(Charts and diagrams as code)
►

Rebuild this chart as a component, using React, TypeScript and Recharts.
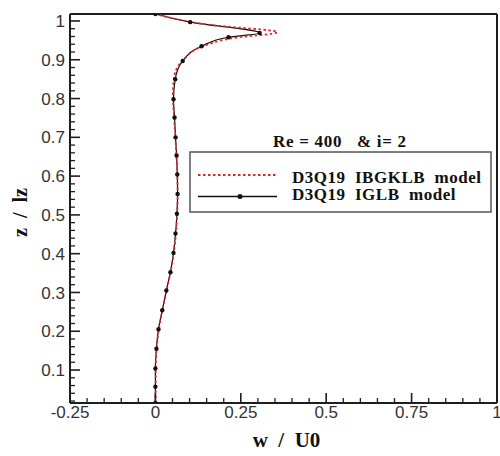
import { LineChart, Line, XAxis, YAxis, Legend, Label, ReferenceLine } from 'recharts';

// D3Q19 IGLB model (solid black with markers)
const zIGLB = [0.015, 0.057, 0.104, 0.155, 0.205, 0.254, 0.305, 0.352, 0.402, 0.452, 0.503, 0.554, 0.604, 0.653, 0.7, 0.751, 0.798, 0.85, 0.897, 0.935, 0.958, 0.969, 0.997, 1.018];
const wIGLB = [0, 0, 0, 0.003, 0.009, 0.02, 0.032, 0.044, 0.053, 0.059, 0.063, 0.065, 0.064, 0.062, 0.059, 0.056, 0.053, 0.058, 0.08, 0.135, 0.214, 0.305, 0.102, 0];

// D3Q19 IBGKLB model (red dotted)
const zIBGKLB = [0.015, 0.06, 0.11, 0.16, 0.21, 0.26, 0.31, 0.36, 0.41, 0.46, 0.51, 0.56, 0.61, 0.66, 0.71, 0.76, 0.81, 0.86, 0.9, 0.935, 0.955, 0.971, 0.99, 1.018];
const wIBGKLB = [0, 0.001, 0.001, 0.004, 0.011, 0.022, 0.034, 0.046, 0.055, 0.061, 0.064, 0.065, 0.064, 0.061, 0.058, 0.054, 0.051, 0.056, 0.082, 0.14, 0.22, 0.357, 0.16, 0];

const xTicks = [-0.25, 0, 0.25, 0.5, 0.75, 1];
const yTicks = [0.1, 0.2, 0.3, 0.4, 0.5, 0.6, 0.7, 0.8, 0.9, 1];
// minor ticks: every 0.05 on x, every 0.02 on z
const xAllTicks = Array.from({ length: 26 }, (_, i) => Math.round((-0.25 + i * 0.05) * 100) / 100);
const yAllTicks = Array.from({ length: 50 }, (_, i) => Math.round((0.02 + i * 0.02) * 100) / 100);

const X_DOMAIN: [number, number] = [-0.25, 1];
const Y_DOMAIN: [number, number] = [0.015, 1.018];

const iglbData = zIGLB.map((z, i) => ({ z, w: wIGLB[i] }));
const ibgklbData = zIBGKLB.map((z, i) => ({ z, w: wIBGKLB[i] }));

const SANS = '"Liberation Sans", Arial, sans-serif';
const SERIF = '"Liberation Serif", "Times New Roman", serif';
const AXIS = '#1e1e1e';
const X_MARGIN = 3;
const Y_MARGIN = 5;

const isMajor = (list: number[], v: number) => list.some((t) => Math.abs(t - v) < 1e-9);

// label outside, tick mark pointing into the plot
function XTick(props: any) {
  const { x, y, payload } = props;
  const major = isMajor(xTicks, payload.value);
  const base = y - X_MARGIN;
  return (
    <g>
      <path d={`M${x},${base}L${x},${base - (major ? 10 : 5)}`} stroke={AXIS} strokeWidth={major ? 1.6 : 1.3} fill="none" />
      {major && (
        <text x={x} y={y} dy="0.71em" textAnchor="middle" fontSize={17} fill="#333" fontFamily={SANS}>
          {String(payload.value)}
        </text>
      )}
    </g>
  );
}

function YTick(props: any) {
  const { x, y, payload } = props;
  const major = isMajor(yTicks, payload.value);
  const base = x + Y_MARGIN;
  return (
    <g>
      <path d={`M${base},${y}L${base + (major ? 10 : 5)},${y}`} stroke={AXIS} strokeWidth={major ? 1.6 : 1.3} fill="none" />
      {major && (
        <text x={x} y={y} dy="0.355em" textAnchor="end" fontSize={17} fill="#333" fontFamily={SANS}>
          {String(payload.value)}
        </text>
      )}
    </g>
  );
}

function LegendBox({ payload }: any) {
  const isDashed = (e: any) => Boolean(e?.payload?.strokeDasharray);
  const items = [...(payload || [])].sort((a, b) => Number(isDashed(b)) - Number(isDashed(a)));
  return (
    <svg width={315} height={95} style={{ display: 'block' }}>
      <text x={88} y={22} fontFamily={SERIF} fontWeight="bold" fontSize={17} letterSpacing={0.7} fill="#111" style={{ whiteSpace: 'pre' }}>
        {'Re = 400   & i= 2'}
      </text>
      <rect x={5} y={27} width={301} height={60} fill="#fff" stroke="#555" strokeWidth={1.5} />
      {items.map((entry: any, i: number) => {
        const dashed = isDashed(entry);
        const ly = i === 0 ? 50 : 71.5;
        const ty = i === 0 ? 58 : 75;
        return (
          <g key={entry.value}>
            <line x1={13} x2={92} y1={ly} y2={ly} stroke={entry.color} strokeWidth={dashed ? 2 : 1.3} strokeDasharray={dashed ? '2.5 2.5' : undefined} />
            {!dashed && <circle cx={55} cy={ly} r={2.5} fill={entry.color} />}
            <text x={107} y={ty} fontFamily={SERIF} fontWeight="bold" fontSize={17} letterSpacing={0.5} fill="#111" style={{ whiteSpace: 'pre' }}>
              {entry.value}
            </text>
          </g>
        );
      })}
    </svg>
  );
}

export default function App() {
  return (
    <div style={{ position: 'absolute', left: 0, top: 0, background: '#fff' }}>
      <LineChart width={500} height={456} layout="vertical" margin={{ top: 14, right: 3, bottom: 0, left: 0 }}>
        <XAxis
          xAxisId="main"
          type="number"
          domain={X_DOMAIN}
          ticks={xAllTicks}
          interval={0}
          allowDataOverflow
          height={53}
          tickSize={0}
          tickMargin={X_MARGIN}
          tickLine={false}
          axisLine={{ stroke: AXIS, strokeWidth: 2 }}
          tick={XTick}
        >
          <Label
            content={({ viewBox }: any) => (
              <text x={viewBox.x + viewBox.width / 2 + 3} y={447} textAnchor="middle" fontFamily={SERIF} fontWeight="bold" fontSize={21} fill="#111" style={{ whiteSpace: 'pre' }}>
                {'w  /  U0'}
              </text>
            )}
          />
        </XAxis>
        <YAxis
          yAxisId="main"
          type="number"
          dataKey="z"
          reversed
          domain={Y_DOMAIN}
          ticks={yAllTicks}
          interval={0}
          allowDataOverflow
          width={70}
          tickSize={0}
          tickMargin={Y_MARGIN}
          tickLine={false}
          axisLine={{ stroke: AXIS, strokeWidth: 2 }}
          tick={YTick}
        >
          <Label
            content={({ viewBox }: any) => {
              const cx = viewBox.x + 27;
              const cy = viewBox.y + viewBox.height / 2 + 4;
              return (
                <text x={cx} y={cy} transform={`rotate(-90 ${cx} ${cy})`} textAnchor="middle" fontFamily={SERIF} fontWeight="bold" fontSize={20} fill="#111" style={{ whiteSpace: 'pre' }}>
                  {'z  /  lz'}
                </text>
              );
            }}
          />
        </YAxis>

        {/* plot frame: right and top edges */}
        <ReferenceLine xAxisId="main" yAxisId="main" x={X_DOMAIN[1]} stroke={AXIS} strokeWidth={2} ifOverflow="visible" />
        <ReferenceLine xAxisId="main" yAxisId="main" y={Y_DOMAIN[1]} stroke={AXIS} strokeWidth={2} ifOverflow="visible" />

        <Legend layout="vertical" align="center" verticalAlign="middle" wrapperStyle={{ position: 'absolute', left: 185, top: 125, width: 315, height: 95 }} content={<LegendBox />} />

        <Line
          xAxisId="main"
          yAxisId="main"
          data={iglbData}
          dataKey="w"
          name="D3Q19  IGLB  model"
          type="monotone"
          stroke="#111"
          strokeWidth={1.2}
          dot={{ r: 2.2, fill: '#111', stroke: 'none' }}
          isAnimationActive={false}
        />
        <Line
          xAxisId="main"
          yAxisId="main"
          data={ibgklbData}
          dataKey="w"
          name="D3Q19  IBGKLB  model"
          type="monotone"
          stroke="#e3262b"
          strokeWidth={1.8}
          strokeDasharray="2.5 2.5"
          dot={false}
          isAnimationActive={false}
        />
      </LineChart>
    </div>
  );
}
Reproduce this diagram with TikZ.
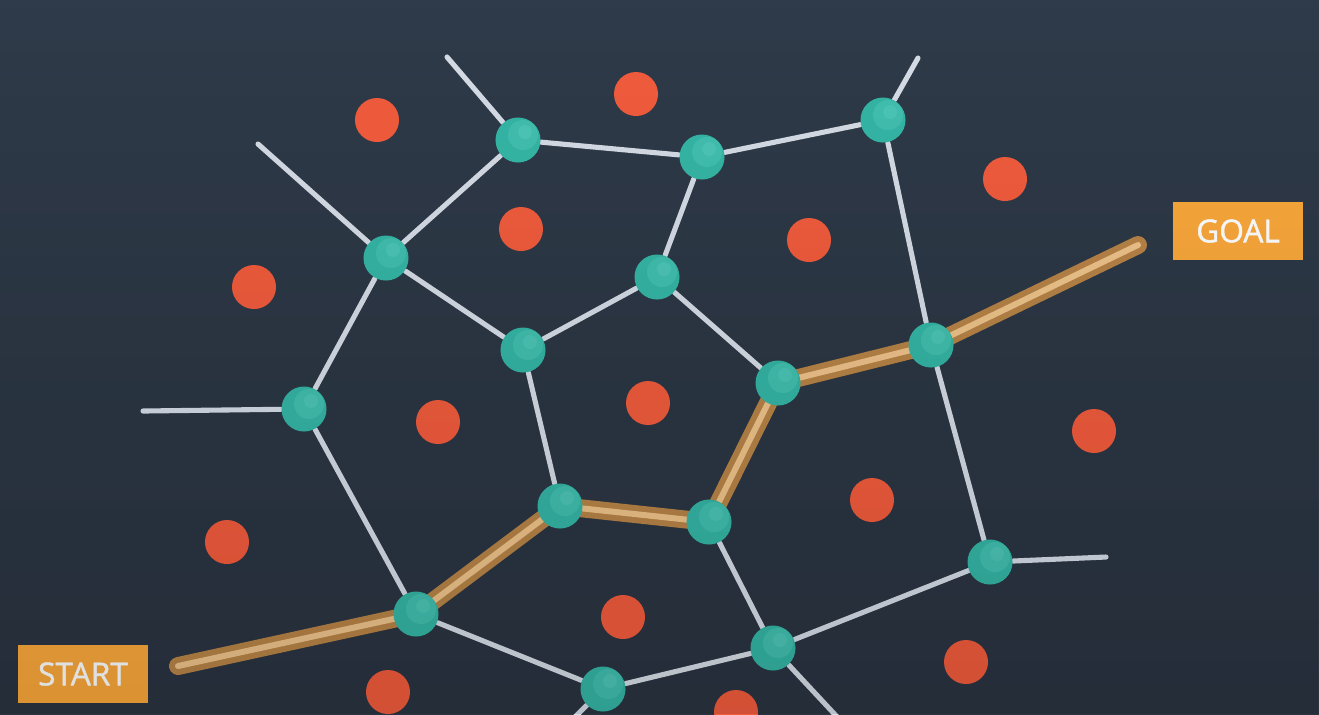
\documentclass[tikz,border=0pt]{standalone}
\usepackage{fontspec}
\setsansfont{Open Sans}
\newfontfamily\labelfont[FakeBold=1.4]{Open Sans}
\usetikzlibrary{
    positioning,
    calc,
    backgrounds,
    fadings,
}

\definecolor{bgtop}{HTML}{2F3B4A}
\definecolor{bgbot}{HTML}{2A3441}
\definecolor{edgegray}{HTML}{D6DDE7}
\definecolor{siteRed}{HTML}{F25C3D}
\definecolor{vtxTeal}{HTML}{35B6A6}
\definecolor{vtxLight}{HTML}{42C0B0}
\definecolor{vtxShine}{HTML}{4CC6B7}
\definecolor{pathOut}{HTML}{B88447}
\definecolor{pathIn}{HTML}{EFC48B}
\definecolor{goalOrange}{HTML}{FAA83B}

\pgfdeclarelayer{links}
\pgfsetlayers{background,links,main}

\begin{document}
\begin{tikzpicture}[
    x=0.01cm, y=-0.01cm,
    site/.style={circle, fill=siteRed, minimum size=0.44cm, inner sep=0pt},
    vertex/.style={circle, fill=vtxTeal, minimum size=0.45cm, inner sep=0pt,
        path picture={
            \fill[vtxLight] ([xshift=0.05cm,yshift=0.05cm]path picture bounding box.center) circle[radius=0.15cm];
            \fill[vtxShine] ([xshift=0.07cm,yshift=0.08cm]path picture bounding box.center) circle[radius=0.07cm];
        }},
    link/.style={draw=edgegray, line width=1.45pt, line cap=round},
    route/.style={draw=pathOut, line width=5.1pt, line cap=round, line join=round},
    routein/.style={draw=pathIn, line width=1.7pt, line cap=round, line join=round},
    label/.style={fill=goalOrange, text=white, font=\labelfont\fontsize{9}{10}\selectfont,
        minimum width=1.30cm, minimum height=0.58cm, inner sep=0pt},
]

% background
\begin{scope}[on background layer]
\shade[top color=bgtop, bottom color=bgbot] (0,0) rectangle (1319,714);
\end{scope}
\useasboundingbox (0,0) rectangle (1319,714);

% sites
\node[site] (s1) at (377,120) {};
\node[site] (s2) at (636,94) {};
\node[site] (s3) at (1005,179) {};
\node[site] (s4) at (521,229) {};
\node[site] (s5) at (809,240) {};
\node[site] (s6) at (254,287) {};
\node[site] (s7) at (438,422) {};
\node[site] (s8) at (648,403) {};
\node[site] (s9) at (1094,431) {};
\node[site] (s10) at (872,500) {};
\node[site] (s11) at (227,542) {};
\node[site] (s12) at (623,617) {};
\node[site] (s13) at (966,662) {};
\node[site] (s14) at (388,692) {};
\node[site] (s15) at (736,712) {};

% voronoi vertices
\node[vertex] (v1) at (518,140) {};
\node[vertex] (v2) at (702,157) {};
\node[vertex] (v3) at (883,120) {};
\node[vertex] (v4) at (386,258) {};
\node[vertex] (v5) at (657,277) {};
\node[vertex] (v6) at (523,350) {};
\node[vertex] (v7) at (778,383) {};
\node[vertex] (v8) at (931,345) {};
\node[vertex] (v9) at (304,409) {};
\node[vertex] (v10) at (560,506) {};
\node[vertex] (v11) at (709,522) {};
\node[vertex] (v12) at (416,614) {};
\node[vertex] (v13) at (990,562) {};
\node[vertex] (v14) at (773,648) {};
\node[vertex] (v15) at (603,689) {};

% open ends
\coordinate (e1) at (447,57);
\coordinate (e2) at (258,144);
\coordinate (e3) at (918,58);
\coordinate (e4) at (143,411);
\coordinate (e5) at (1106,557);
\coordinate (e6) at (572,720);
\coordinate (e7) at (840,720);
\coordinate (startend) at (178,666);
\coordinate (goalend) at (1138,245);

\node[label] (start) at (83,674) {START};
\node[label] (goal) at (1238,231) {GOAL};

\begin{pgfonlayer}{links}
\draw[link] (e1) -- (v1);
\draw[link] (e2) -- (v4);
\draw[link] (e3) -- (v3);
\draw[link] (e4) -- (v9);
\draw[link] (e5) -- (v13);
\draw[link] (e6) -- (v15);
\draw[link] (e7) -- (v14);
\draw[link] (v1) -- (v2);
\draw[link] (v2) -- (v3);
\draw[link] (v1) -- (v4);
\draw[link] (v2) -- (v5);
\draw[link] (v3) -- (v8);
\draw[link] (v4) -- (v6);
\draw[link] (v4) -- (v9);
\draw[link] (v5) -- (v6);
\draw[link] (v5) -- (v7);
\draw[link] (v6) -- (v10);
\draw[link] (v9) -- (v12);
\draw[link] (v8) -- (v13);
\draw[link] (v11) -- (v14);
\draw[link] (v12) -- (v15);
\draw[link] (v15) -- (v14);
\draw[link] (v14) -- (v13);

% path from start to goal
\draw[route] (startend) -- (v12.center) -- (v10.center) -- (v11.center) -- (v7.center) -- (v8.center) -- (goalend);
\draw[routein] (startend) -- (v12.center) -- (v10.center) -- (v11.center) -- (v7.center) -- (v8.center) -- (goalend);
\end{pgfonlayer}

% darker towards the bottom
\fill[black, opacity=0.13, path fading=north] (0,0) rectangle (1319,714);

\end{tikzpicture}
\end{document}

◄

**What to do:**
Only the lines from the start of the entries above to the line containing "Legend, Label, ReferenceLine" are to be given again, exactly and with both ends included; pictures are excluded.

**Task response:**
Rebuild this chart as a component, using React, TypeScript and Recharts.
import { LineChart, Line, XAxis, YAxis, Legend, Label, ReferenceLine } from 'recharts';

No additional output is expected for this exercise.